The exercise
Please copy the lines below exactly, from the first one through the line showing "1788, 560, 114];".

Recorded data
>>>>>

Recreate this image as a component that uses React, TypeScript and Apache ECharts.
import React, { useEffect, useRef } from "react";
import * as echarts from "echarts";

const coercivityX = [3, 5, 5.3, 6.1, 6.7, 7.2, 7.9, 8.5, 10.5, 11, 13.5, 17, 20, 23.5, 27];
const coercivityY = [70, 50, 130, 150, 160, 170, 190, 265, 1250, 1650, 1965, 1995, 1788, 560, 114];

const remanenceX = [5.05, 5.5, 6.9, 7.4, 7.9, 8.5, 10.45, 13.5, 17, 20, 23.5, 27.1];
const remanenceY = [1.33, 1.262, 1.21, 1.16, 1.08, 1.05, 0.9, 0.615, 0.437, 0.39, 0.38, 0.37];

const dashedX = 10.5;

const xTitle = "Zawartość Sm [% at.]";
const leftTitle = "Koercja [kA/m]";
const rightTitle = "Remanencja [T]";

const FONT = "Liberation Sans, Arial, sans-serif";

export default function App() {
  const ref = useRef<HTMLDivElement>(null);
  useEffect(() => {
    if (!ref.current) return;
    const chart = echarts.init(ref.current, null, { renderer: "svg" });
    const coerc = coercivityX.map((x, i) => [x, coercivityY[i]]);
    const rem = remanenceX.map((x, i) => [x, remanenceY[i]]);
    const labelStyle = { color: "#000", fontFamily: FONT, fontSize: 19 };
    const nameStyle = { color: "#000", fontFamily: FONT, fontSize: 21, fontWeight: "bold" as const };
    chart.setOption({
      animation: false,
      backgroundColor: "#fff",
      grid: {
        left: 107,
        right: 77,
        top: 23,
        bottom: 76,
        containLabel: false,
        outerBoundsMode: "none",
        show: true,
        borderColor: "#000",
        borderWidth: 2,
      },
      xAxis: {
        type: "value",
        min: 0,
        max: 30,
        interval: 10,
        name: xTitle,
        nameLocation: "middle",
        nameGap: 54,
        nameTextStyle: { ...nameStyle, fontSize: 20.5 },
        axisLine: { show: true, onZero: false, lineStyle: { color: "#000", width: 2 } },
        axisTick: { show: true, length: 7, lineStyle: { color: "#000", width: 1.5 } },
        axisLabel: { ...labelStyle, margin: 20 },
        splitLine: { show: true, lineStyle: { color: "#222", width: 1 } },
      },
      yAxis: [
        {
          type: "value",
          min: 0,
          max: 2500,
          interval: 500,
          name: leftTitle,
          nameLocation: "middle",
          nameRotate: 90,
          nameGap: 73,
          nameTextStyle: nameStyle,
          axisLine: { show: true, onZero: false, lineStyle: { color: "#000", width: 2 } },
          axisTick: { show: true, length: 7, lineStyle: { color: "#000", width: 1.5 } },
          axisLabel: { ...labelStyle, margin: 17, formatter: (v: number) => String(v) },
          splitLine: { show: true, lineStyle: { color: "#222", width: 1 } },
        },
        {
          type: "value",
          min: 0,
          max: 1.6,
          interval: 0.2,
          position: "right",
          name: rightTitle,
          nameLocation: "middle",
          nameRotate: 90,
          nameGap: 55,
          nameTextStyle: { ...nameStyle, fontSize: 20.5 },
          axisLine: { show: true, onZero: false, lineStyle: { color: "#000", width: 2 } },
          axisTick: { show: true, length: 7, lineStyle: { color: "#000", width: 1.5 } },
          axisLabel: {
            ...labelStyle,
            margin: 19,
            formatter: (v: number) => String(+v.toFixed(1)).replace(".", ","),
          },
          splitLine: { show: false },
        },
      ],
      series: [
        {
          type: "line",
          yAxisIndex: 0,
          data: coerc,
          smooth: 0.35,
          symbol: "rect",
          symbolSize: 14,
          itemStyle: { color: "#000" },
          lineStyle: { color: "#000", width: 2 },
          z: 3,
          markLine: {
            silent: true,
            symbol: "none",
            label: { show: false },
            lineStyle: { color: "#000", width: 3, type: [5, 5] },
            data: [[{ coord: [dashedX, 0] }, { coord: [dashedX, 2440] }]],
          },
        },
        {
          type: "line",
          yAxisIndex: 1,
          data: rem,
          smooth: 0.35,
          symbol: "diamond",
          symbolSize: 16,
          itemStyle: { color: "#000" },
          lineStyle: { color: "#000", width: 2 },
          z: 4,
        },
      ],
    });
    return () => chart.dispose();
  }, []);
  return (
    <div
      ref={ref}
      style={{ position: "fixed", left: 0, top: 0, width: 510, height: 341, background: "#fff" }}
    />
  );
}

<<<<<

Result for this task
Recreate this image as a component that uses React, TypeScript and Apache ECharts.
import React, { useEffect, useRef } from "react";
import * as echarts from "echarts";

const coercivityX = [3, 5, 5.3, 6.1, 6.7, 7.2, 7.9, 8.5, 10.5, 11, 13.5, 17, 20, 23.5, 27];
const coercivityY = [70, 50, 130, 150, 160, 170, 190, 265, 1250, 1650, 1965, 1995, 1788, 560, 114];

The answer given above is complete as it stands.